- **Directions for this task**: Extract only the lines running from the top of the entries to the line that holds "-- (0,40) -- (-17.5,23)". Include that line and omit the pictures.

- **Dataset excerpts**:
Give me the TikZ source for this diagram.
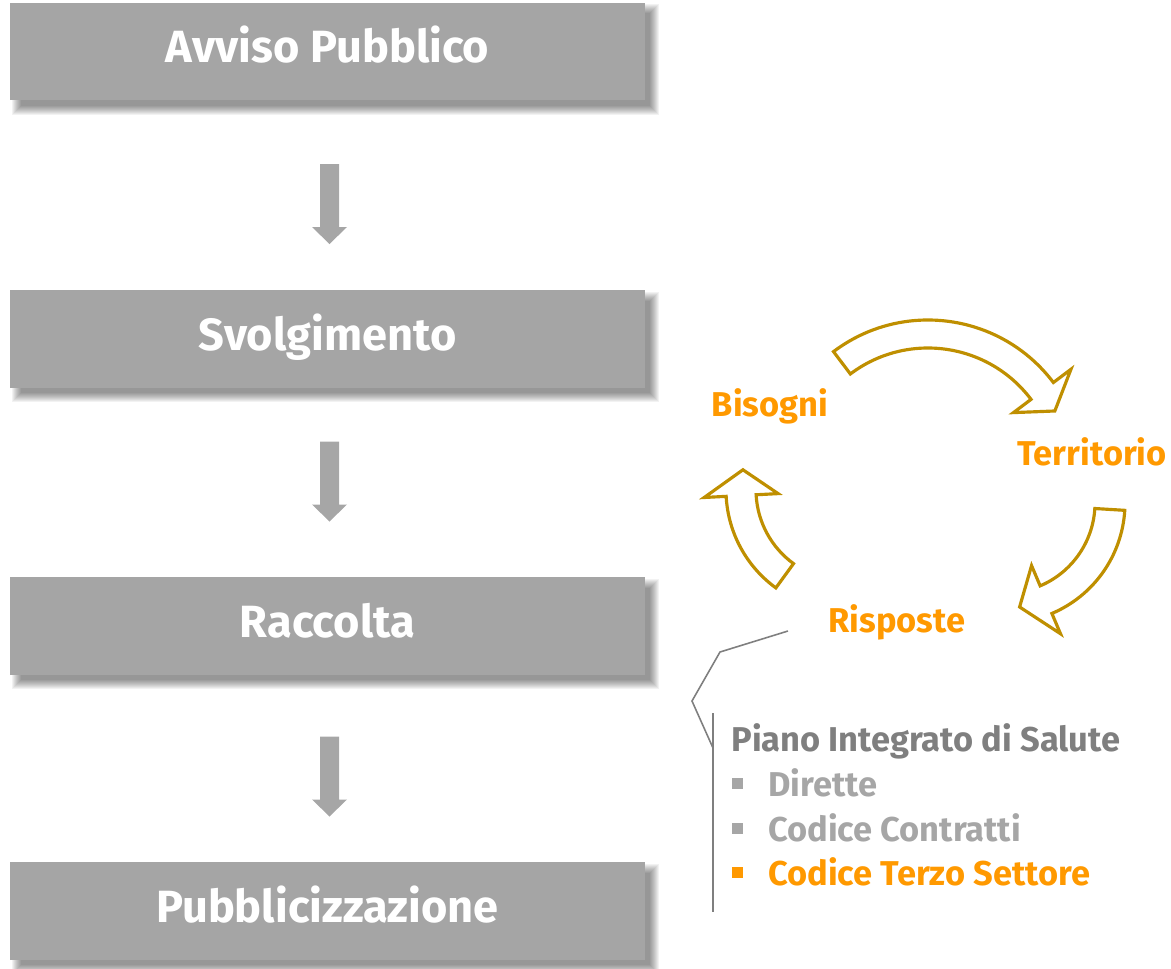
\documentclass[tikz,border=0pt]{standalone}
\usepackage{fontspec}
\setmainfont{Fira Sans}
\usetikzlibrary{calc,backgrounds}

\definecolor{boxgrey}{RGB}{165,165,165}
\definecolor{arrowgrey}{RGB}{166,166,166}
\definecolor{cyclegold}{RGB}{191,143,0}
\definecolor{labelorange}{RGB}{255,153,0}
\definecolor{textgrey}{RGB}{127,127,127}
\definecolor{itemgrey}{RGB}{166,166,166}

% soft drop shadow under a stage box
\newcommand{\softshadow}[1]{%
  \begin{scope}[on background layer]
    \foreach \d in {-6,...,3}{
      \fill[black, opacity=0.05] ($(#1.north west)+(8+\d,8+\d)$) rectangle ($(#1.south east)+(8-\d,8-\d)$);
    }
  \end{scope}}

% grey block arrow between two stages
\newcommand{\stagearrow}[1]{%
  \fill[arrowgrey, shift={(#1)}] (-9.5,-40) -- (9.5,-40) -- (9.5,23) -- (17.5,23)
    -- (0,40) -- (-17.5,23) -- (-9.5,23) -- cycle;}

% curved outline arrow: cx, cy, r in, r out, tail, head base, tip, barb
\newcommand{\cyclearrow}[8]{%
  \pgfmathsetmacro{\cyrmid}{(#3+#4)/2}%
  \pgfmathsetmacro{\cyrlow}{#3-#8}%
  \pgfmathsetmacro{\cyrhigh}{#4+#8}%
  \draw[cycleshape, shift={(#1,#2)}] (#5:#4) arc[start angle=#5, end angle=#6, radius=#4]
    -- (#6:\cyrhigh) -- (#7:\cyrmid) -- (#6:\cyrlow) -- (#6:#3)
    arc[start angle=#6, end angle=#5, radius=#3] -- cycle;}

\newcommand{\sqbullet}{\raisebox{4pt}{\rule{6.2pt}{6.2pt}}\hspace{14.2pt}}

\tikzset{
  stagebox/.style={fill=boxgrey, minimum width=12.7cm, minimum height=1.95cm, inner sep=0pt,
    text=white, font=\fontsize{25.7}{31}\selectfont\bfseries, text height=17.7pt, text depth=4.7pt},
  cyclelabel/.style={anchor=base, inner sep=0pt, text=labelorange,
    font=\fontsize{19.6}{24}\selectfont\bfseries},
  listline/.style={anchor=base west, inner sep=0pt, font=\fontsize{19.6}{24}\selectfont\bfseries},
  cycleshape/.style={draw=cyclegold, line width=1.8pt, fill=white, line join=miter},
  callout/.style={draw=textgrey, line width=0.9pt}
}

\begin{document}
\begin{tikzpicture}[x=0.02cm, y=-0.02cm]
    \useasboundingbox (0,0) rectangle (1171,968);

    % === Stages ===
    \node[stagebox] (avviso) at (327.5,51.5) {Avviso Pubblico};
    \node[stagebox] (svolgimento) at (327.5,339) {Svolgimento};
    \node[stagebox] (raccolta) at (327.5,626) {Raccolta};
    \node[stagebox] (pubblicizzazione) at (327.5,911) {Pubblicizzazione};
    \softshadow{avviso}
    \softshadow{svolgimento}
    \softshadow{raccolta}
    \softshadow{pubblicizzazione}

    \coordinate (gap1) at (329.5,204);
    \coordinate (gap2) at (329.5,481.5);
    \coordinate (gap3) at (329.5,776.5);
    \stagearrow{gap1}
    \stagearrow{gap2}
    \stagearrow{gap3}

    % === Cycle ===
    \cyclearrow{928}{477}{129}{157}{-127}{-37}{-27.5}{22}
    \cyclearrow{1005}{503}{90}{120}{3.5}{67}{82}{22}
    \cyclearrow{847}{490}{91}{121}{126}{177}{191}{22}

    \node[cyclelabel] (bisogni) at (770,416) {Bisogni};
    \node[cyclelabel] (territorio) at (1092,465) {Territorio};
    \node[cyclelabel] (risposte) at (897,632) {Risposte};

    % === Callout list ===
    \coordinate (calloutstart) at (788,631);
    \coordinate (listtop) at (713,713);
    \coordinate (listbottom) at (713,912);
    \draw[callout] (calloutstart) -- (720,652) -- (692,701) -- (713,748);
    \draw[callout] (listtop) -- (listbottom);

    \node[listline, text=textgrey] (piano) at (731,751) {Piano Integrato di Salute};
    \node[listline, text=itemgrey] (dirette) at (732,796) {\sqbullet Dirette};
    \node[listline, text=itemgrey] (contratti) at (732,841) {\sqbullet Codice Contratti};
    \node[listline, text=labelorange] (terzo) at (732,885) {\sqbullet Codice Terzo Settore};
\end{tikzpicture}
\end{document}
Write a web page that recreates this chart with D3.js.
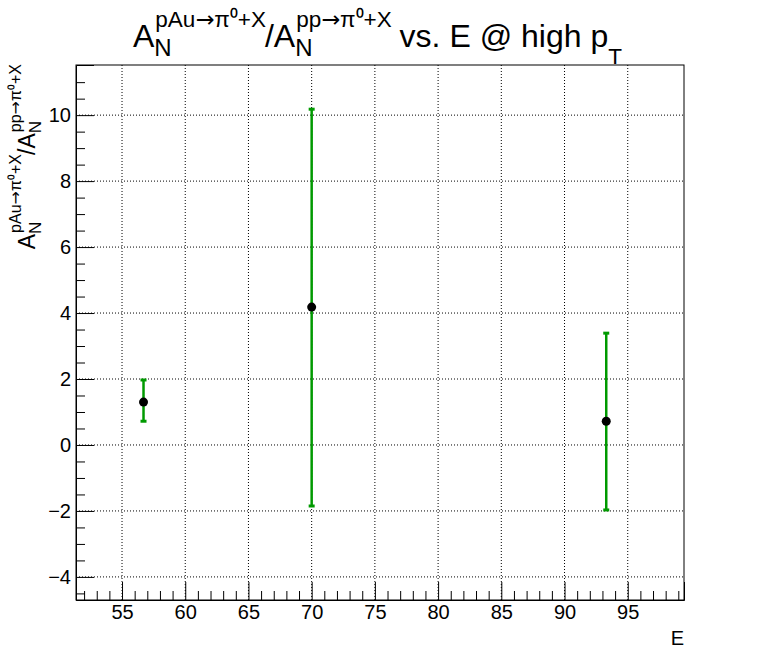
<!DOCTYPE html>
<html>
<head>
<meta charset="utf-8">
<script src="https://cdn.jsdelivr.net/npm/d3@7"></script>
<style>
  body { margin: 0; background: #fff; }
  svg { font-family: "Liberation Sans", Arial, sans-serif; }
</style>
</head>
<body>
<div id="chart-area"></div>
<script>
// data
const energies = [56.7, 70.0, 93.3]
const ratios = [1.3, 4.18, 0.72]
const errLow = [0.72, -1.85, -1.97]
const errHigh = [1.97, 10.18, 3.39]
const xTicks = [55, 60, 65, 70, 75, 80, 85, 90, 95]
const yTicks = [-4, -2, 0, 2, 4, 6, 8, 10]

const W = 761, H = 667
const MARGIN = { LEFT: 76, RIGHT: 77, TOP: 65, BOTTOM: 67 }
const WIDTH = W - MARGIN.LEFT - MARGIN.RIGHT
const HEIGHT = H - MARGIN.TOP - MARGIN.BOTTOM
const GREEN = "#009a00"

const svg = d3.select("#chart-area").append("svg")
	.attr("width", W)
	.attr("height", H)

const g = svg.append("g")
	.attr("transform", `translate(${MARGIN.LEFT}, ${MARGIN.TOP})`)

const x = d3.scaleLinear().domain([51.36, 99.45]).range([0, WIDTH])
const y = d3.scaleLinear().domain([-4.7, 11.52]).range([HEIGHT, 0])

// dotted grid
g.append("g").selectAll("line").data(xTicks).join("line")
	.attr("x1", d => x(d)).attr("x2", d => x(d))
	.attr("y1", 0).attr("y2", HEIGHT)
	.attr("stroke", "#000").attr("stroke-dasharray", "1,2")
g.append("g").selectAll("line").data(yTicks).join("line")
	.attr("x1", 0).attr("x2", WIDTH)
	.attr("y1", d => y(d)).attr("y2", d => y(d))
	.attr("stroke", "#000").attr("stroke-dasharray", "1,2")

// axes (ROOT style: ticks point inward)
const xMinor = d3.range(52, 100, 1).filter(v => v % 5 !== 0)
const yMinor = d3.range(-4.5, 11.5, 0.5).filter(v => v % 2 !== 0)

const xAxis = g.append("g").attr("transform", `translate(0, ${HEIGHT})`)
xAxis.call(d3.axisBottom(x).tickValues(xTicks).tickSize(-18).tickPadding(5).tickFormat(d3.format("d")))
g.append("g").attr("transform", `translate(0, ${HEIGHT})`)
	.call(d3.axisBottom(x).tickValues(xMinor).tickSize(-9).tickFormat(""))
	.select(".domain").remove()

const yAxis = g.append("g")
yAxis.call(d3.axisLeft(y).tickValues(yTicks).tickSize(-18))
g.append("g")
	.call(d3.axisLeft(y).tickValues(yMinor).tickSize(-9).tickFormat(""))
	.select(".domain").remove()

svg.selectAll(".tick text").attr("font-size", "20px").attr("fill", "#000")
	.attr("font-family", "Liberation Sans, Arial, sans-serif")
yAxis.selectAll(".tick text").attr("x", -5)

// frame
g.append("rect")
	.attr("width", WIDTH).attr("height", HEIGHT)
	.attr("fill", "none").attr("stroke", "#000").attr("stroke-width", 1)

// error bars
const pts = energies.map((e, i) => ({ e, v: ratios[i], lo: errLow[i], hi: errHigh[i] }))
g.selectAll(".err").data(pts).join("line")
	.attr("class", "err")
	.attr("x1", d => x(d.e)).attr("x2", d => x(d.e))
	.attr("y1", d => y(d.lo)).attr("y2", d => y(d.hi))
	.attr("stroke", GREEN).attr("stroke-width", 2.5)
g.selectAll(".capT").data(pts).join("line")
	.attr("x1", d => x(d.e) - 3).attr("x2", d => x(d.e) + 3)
	.attr("y1", d => y(d.hi)).attr("y2", d => y(d.hi))
	.attr("stroke", GREEN).attr("stroke-width", 3)
g.selectAll(".capB").data(pts).join("line")
	.attr("x1", d => x(d.e) - 3).attr("x2", d => x(d.e) + 3)
	.attr("y1", d => y(d.lo)).attr("y2", d => y(d.lo))
	.attr("stroke", GREEN).attr("stroke-width", 3)
g.selectAll(".pt").data(pts).join("circle")
	.attr("cx", d => x(d.e)).attr("cy", d => y(d.v))
	.attr("r", 4.5).attr("fill", "#000")

// TLatex-like text: pieces laid out left to right, sup/sub stacked
const ARROW = "\u2192"
function addText(grp, x0, y0, size, str) {
	const t = grp.append("text").attr("x", x0).attr("y", y0).attr("font-size", size)
	str.split(ARROW).forEach((s, i) => {
		if (i > 0) t.append("tspan").attr("font-family", "DejaVu Sans").text(ARROW)
		t.append("tspan").text(s)
	})
	return t.node().getComputedTextLength()
}
function latex(parent, parts, s) {
	const grp = parent.append("g")
	let cx = 0
	parts.forEach(p => {
		let w = 0
		if (p.t) w = addText(grp, cx, 0, s.main, p.t)
		if (p.sup) w = Math.max(w, addText(grp, cx + 1, s.supDy, s.sup, p.sup))
		if (p.sub) w = Math.max(w, addText(grp, cx, p.lone ? s.loneDy : s.subDy, p.lone ? s.sup : s.sub, p.sub))
		cx += w
	})
	return { grp, width: cx }
}

// title
const title = latex(svg, [
	{ t: "A" }, { sup: "pAu" + ARROW + "\u03c0\u2070+X", sub: "N" },
	{ t: "/A" }, { sup: "pp" + ARROW + "\u03c0\u2070+X", sub: "N" },
	{ t: "\u00a0vs. E @ high p" }, { sub: "T", lone: true }
], { main: 32, sup: 22.5, sub: 24, supDy: -20, subDy: 9, loneDy: 17 })
title.grp.attr("transform", `translate(${133}, 47)`)

// y label, right-aligned at the top of the axis
const ylab = latex(svg, [
	{ t: "A" }, { sup: "pAu" + ARROW + "\u03c0\u2070+X", sub: "N" },
	{ t: "/A" }, { sup: "pp" + ARROW + "\u03c0\u2070+X", sub: "N" }
], { main: 23, sup: 16, sub: 17, supDy: -14, subDy: 6, loneDy: 11 })
ylab.grp.attr("transform", `translate(35, ${MARGIN.TOP + ylab.width}) rotate(-90)`)

// x label
svg.append("text")
	.attr("x", MARGIN.LEFT + WIDTH).attr("y", 645)
	.attr("text-anchor", "end").attr("font-size", 20)
	.text("E")
</script>
</body>
</html>
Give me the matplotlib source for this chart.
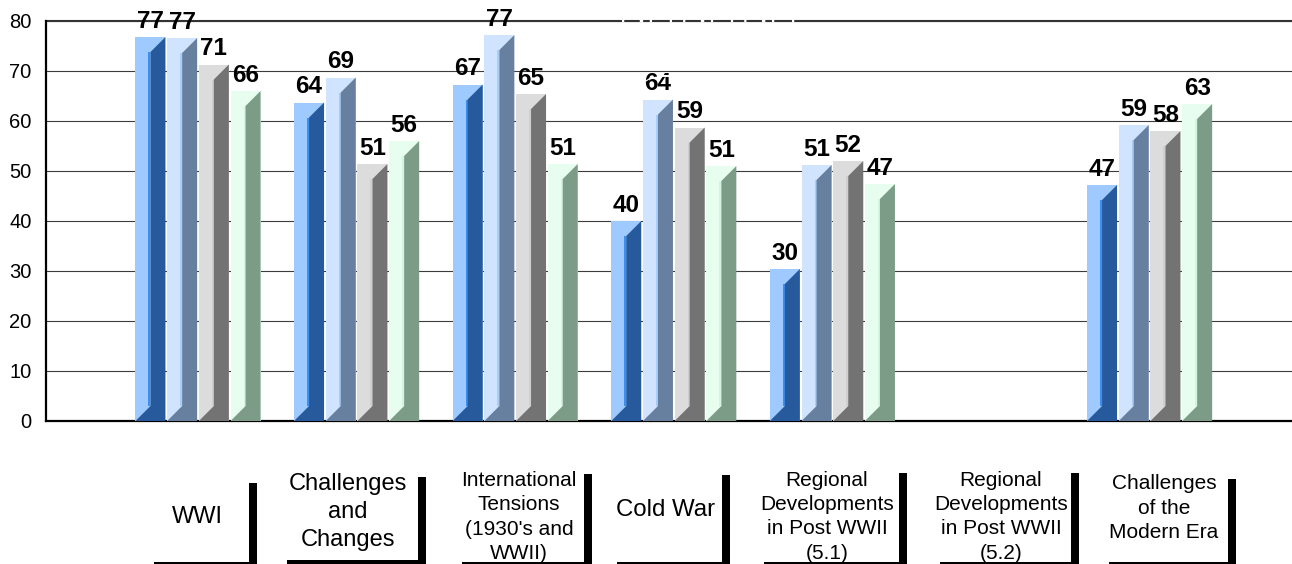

- **Output**:
Give me the TikZ source for this diagram.
\documentclass[tikz,border=0pt]{standalone}
\usepackage{fontspec}
\setmainfont{Fira Sans}
\usetikzlibrary{calc,backgrounds}

\definecolor{boxgrey}{RGB}{165,165,165}
\definecolor{arrowgrey}{RGB}{166,166,166}
\definecolor{cyclegold}{RGB}{191,143,0}
\definecolor{labelorange}{RGB}{255,153,0}
\definecolor{textgrey}{RGB}{127,127,127}
\definecolor{itemgrey}{RGB}{166,166,166}

% soft drop shadow under a stage box
\newcommand{\softshadow}[1]{%
  \begin{scope}[on background layer]
    \foreach \d in {-6,...,3}{
      \fill[black, opacity=0.05] ($(#1.north west)+(8+\d,8+\d)$) rectangle ($(#1.south east)+(8-\d,8-\d)$);
    }
  \end{scope}}

% grey block arrow between two stages
\newcommand{\stagearrow}[1]{%
  \fill[arrowgrey, shift={(#1)}] (-9.5,-40) -- (9.5,-40) -- (9.5,23) -- (17.5,23)
    -- (0,40) -- (-17.5,23) -- (-9.5,23) -- cycle;}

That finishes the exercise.